A no-no for the ages
First things first. I missed the no-hitter. That said, I watched every single pitch of that game on television while in Rhode Island at the home of my in-laws. I sat back in a comfortable chair and didn’t get up. I was mystified by what I was watching.
Typically, when I’m off duty, I do not watch every pitch of a game. I might check in on some of the game, but I go back and forth doing other stuff. This time I was gripped by Buchholz. I knew he was pitching and that’s why I wanted to watch the game in the first place.
What jumped out was his offspeed stuff. His curve and his changeup both looked unhittable. He has that certain something. This is the way I remember feeling when Roger Clemens first came up in 1984 and when Jonathan Papelbon — then known as Jon Papelbon — made his MLB debut on the Manny didn’t get traded day of July 31, 2005 against the Twins. It’s exciting when you feel like another star is coming along.
At first, I was pretty bummed out not to actually be covering the game. But that passed pretty quickly as I relished taking in the moment as a pure spectator. It was much the same feeling as I had while watching the Patriots win the Super Bowl against the Rams in 2002. It was the same type of utter disbelief in seeing such a great sporting event. I think this is why we all love sports in the first place, for the chance you might one night flip on the TV and see a night like this.

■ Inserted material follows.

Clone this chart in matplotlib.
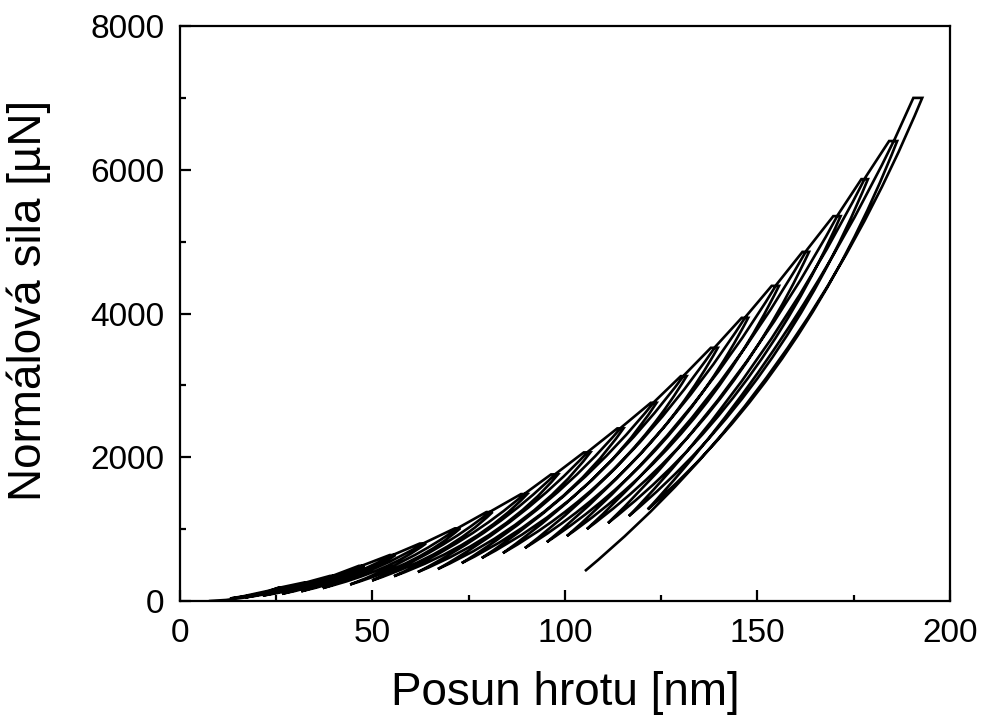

When I lived in New York and frequently covered the Yankees and Mets — among other pro teams — for a different publication, I missed two perfect games. On May 17, 1998, I was covering the NBA draft lottery in Secaucus while David Wells got 27 up and 27 down against the Twins. And when David Cone pulled off the same miraculous feat on July 18, 1999 against the Expos, I was on my parents’ boat in Hull. Oh well.
I finally saw my first — and still only — no-no on April 27, 2002. Derek Lowe put on quite a show that day. But even I admit that this one had more drama and was a better storyline though D. Lowe was also a great story at the time coming off his disastrous year as a closer and turning in a Cy Young Award caliber season.
So what happens to Buchholz for the rest of the season? Look for the Red Sox to be extremely coy on that subject. However, he will play a role in some form or fashion, though he won’t be overtaxed. I don’t think the club wants him to pitch more than 160 innings total this season. He’s at about 140 right now.